With its suitably moody photography and design (which is
strangely evocative of the novels of the Brontë sisters), La Ravisseuse offers a poignant
account of the fate of many young women in bygone times - girls who
were compelled to abandon their own new-born children so that they
could work as nurses for the better off.
It is the second full-length film from the promising new director Antoine Santana, and
stars the captivating Isild Le Besco, a talented young actress blessed
with an almost unreal Pre-Raphaelite beauty (which serves this film
particularly well). Le Besco featured in Santana's previous film
Un moment de bonheur
(2002).
Over the past few decades, Santana has worked as an assistant to Benoît Jacquot
on several of his films, including
L'École de la chair (1998),
Les Adieux à la reine (2012)
and Journal d'une femme de chambre (2015).
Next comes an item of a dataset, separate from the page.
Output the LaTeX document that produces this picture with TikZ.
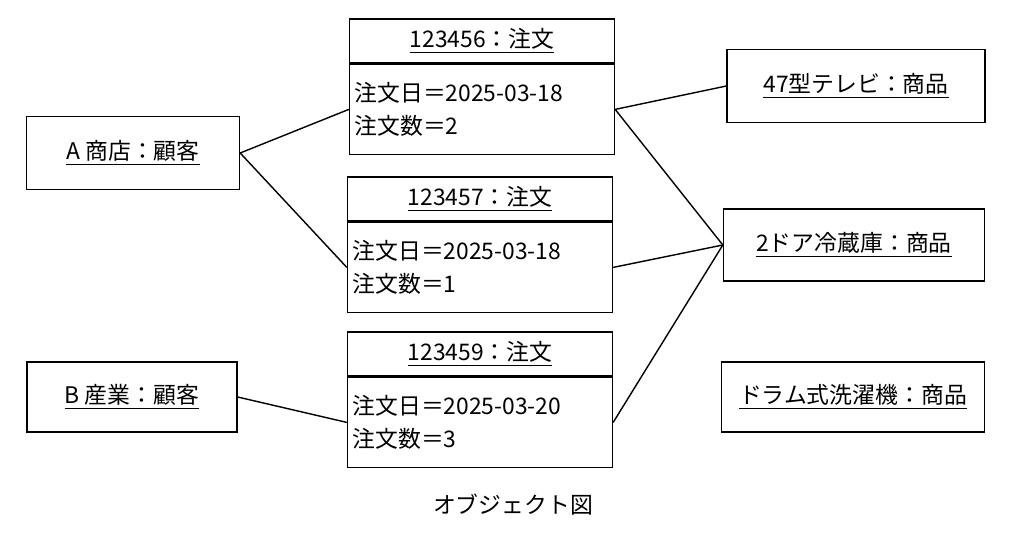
\documentclass[tikz,border=0pt]{standalone}
\usepackage{fontspec}
\setmainfont{Noto Sans CJK JP}
\usetikzlibrary{positioning}
\begin{document}
\begin{tikzpicture}[
        x=0.02cm, y=-0.02cm,
        every node/.style={font=\fontsize{13}{19}\selectfont},
        obj/.style={rectangle, draw, thick, inner sep=0pt},
        head/.style={rectangle, draw, thick, minimum width=5.3cm, minimum height=0.88cm, inner sep=0pt},
        body/.style={rectangle, draw, thick, minimum width=5.3cm, minimum height=1.8cm, align=left, text width=5.1cm, inner sep=0pt},
        link/.style={thick}
    ]
    \useasboundingbox (0,0) rectangle (1025,542);

    % Customers
    \node[obj, minimum width=4.26cm, minimum height=1.46cm] (ashop) at (133,153) {\underline{A 商店：顧客}};
    \node[obj, minimum width=4.2cm, minimum height=1.4cm] (bind) at (132,397) {\underline{B 産業：顧客}};

    % Orders
    \node[head] (o1h) at (482,41) {\underline{123456：注文}};
    \node[body, below=0pt of o1h] (o1b) {注文日＝2025-03-18\\注文数＝2};
    \node[head] (o2h) at (480,199) {\underline{123457：注文}};
    \node[body, below=0pt of o2h] (o2b) {注文日＝2025-03-18\\注文数＝1};
    \node[head] (o3h) at (480,354) {\underline{123459：注文}};
    \node[body, below=0pt of o3h] (o3b) {注文日＝2025-03-20\\注文数＝3};

    % Products
    \node[obj, minimum width=5.16cm, minimum height=1.46cm] (tv) at (856,86) {\underline{47型テレビ：商品}};
    \node[obj, minimum width=5.22cm, minimum height=1.44cm] (fridge) at (854,245) {\underline{2ドア冷蔵庫：商品}};
    \node[obj, minimum width=5.26cm, minimum height=1.4cm] (washer) at (853,397) {\underline{ドラム式洗濯機：商品}};

    % Caption
    \node (caption) at (513,505) {オブジェクト図};

    % Links
    \draw[link] (ashop.east) -- (o1b.west);
    \draw[link] (ashop.east) -- (o2b.west);
    \draw[link] (bind.east) -- (o3b.west);
    \draw[link] (o1b.west -| o1b.east) -- (tv.west);
    \draw[link] (o1b.west -| o1b.east) -- (fridge.west);
    \draw[link] (o2b.west -| o2b.east) -- (fridge.west);
    \draw[link] (o3b.west -| o3b.east) -- (fridge.west);
\end{tikzpicture}
\end{document}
The film's atmospheric sombre cinematography and claustrophobic
period sets are more successful at suggesting the tension between the
three main characters than the insubstantial screenplay, although
the performances - particularly those of Le Besco and Émilie
Dequenne - effectively convey the tragedy and bleak injustice of
Angèle-Marie's situation. What most prevents the film from
being a conventional period drama are its bizarre excursions into
Cocteau-like surrealism, sequences which portray the mental flights of
fancy of the protagonists. The most striking of these is a
haunting male masturbatory fantasy, an imaginative example of 'art erotica'
which tacitly underscores the main theme of the film,
the brutal subjugation of women.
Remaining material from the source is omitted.